As Mr. Ingrao's assistant, Mr. Pica worked on a 6,400-square-foot apartment on Sutton Place South, which Mr. Ingrao and David Piscuskas of 1100 Architect famously transformed from a bastion of old money into a Pop Art extravaganza. Out came old moldings, wainscoting and mantels; in went white lacquer, neon lighting and art by Warhol, Lichtenstein and Vasarely. (The apartment appeared in several magazines, including Interior Design and Vogue, which devoted 12 pages to it.)

Mr. Pica's responsibilities included visiting stores like R 20th Century, in TriBeCa, where he scouted Pop Art-inspired objects for Mr. Ingrao's client, some of which cost more than his annual salary. Mr. Pica, now a project manager at Ingrao Inc., was captivated by the playfulness of the 70's pieces, which seemed to mirror his own lighthearted personality. So when he bought his own apartment in Manhattan in 2004, after renting in Queens for years to save money for the down payment, he knew just how he wanted to decorate it - creating, in effect, a homage to the Sutton Place South apartment, but for $30,000 instead of millions.

He began by painting the kitchen cabinets white and installing a beige industrial carpet over what he called a "cheap-looking" wood floor. Visiting downtown flea markets and midcentury furniture stores like Las Venus on the Lower East Side, he purchased objects similar to the ones he had scouted for the Midtown penthouse, but almost always for a few hundred dollars or less. His finds included a pair of badly scratched and paint-splattered Lucite chairs with bases shaped like Champagne glasses.

That's when he discovered the three varieties of Novus Plastic Polish: No. 1 for removing dust and dirt, No. 2 for smoothing light scratches and No. 3 for softening the appearance of deep ones. Even Mr. Pica, an eternal optimist, was amazed that a cleaning product could make gashes seem to disappear.

Once the chairs were clean, Mr. Pica replaced their vinyl seats with checkerboard-pattern suede and placed them on the sheepskin rug that defines his living area. He dispensed with a sofa, instead arranging two tufted "mushroom" chairs around an undersize coffee table. For the dining area, he had an old teak table lacquered white, and he positioned it so it could double as a work surface. "It's a large table for a space this size, but because it's white against a white background, it disappears," he said.

A translucent window shade rolls down from the ceiling behind the table when he wants to hide the mess in the all-white kitchen (although it is hard to imagine Mr. Pica, a true minimalist, ever having a mess in his kitchen).

He designed a bed with storage underneath, but unlike other beds with cabinets, it does not look massive.
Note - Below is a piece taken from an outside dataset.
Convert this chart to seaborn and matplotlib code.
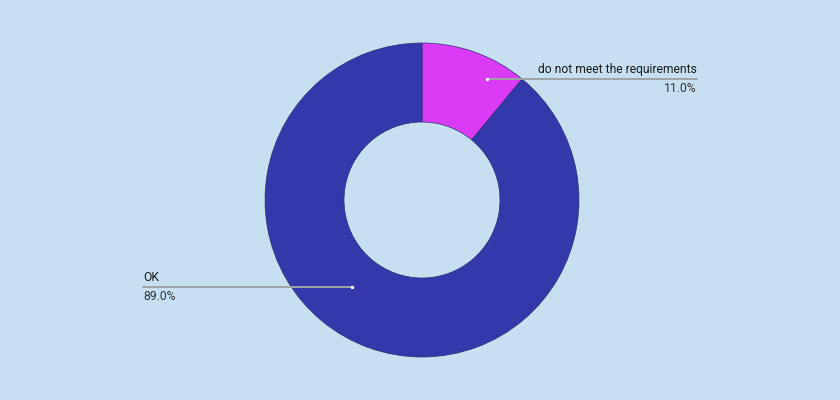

That's because he installed fluorescent tubes underneath, making it appear to float on a halo of bluish light. The headboard, which he designed and then cut to three-quarters its original size to make the space look larger, also functions as a room divider. It defines a small entry area near the door. Having to go around it to enter the room makes the space beyond "more surprising," Mr. Pica said.

Not everything in the apartment is underscale. The giant Pop Art pencils in the living room, a Las Venus find, were chosen to create the illusion that there is room to spare.

Once the apartment was finished, word of Mr. Pica's decorating talents spread through the building. Recently the co-op board asked him to redesign the lobby. At 2,000 square feet, it is about seven times the size of his apartment.

But don't tell that to Mr. Pica. "In my mind," he said, "the apartment is much bigger."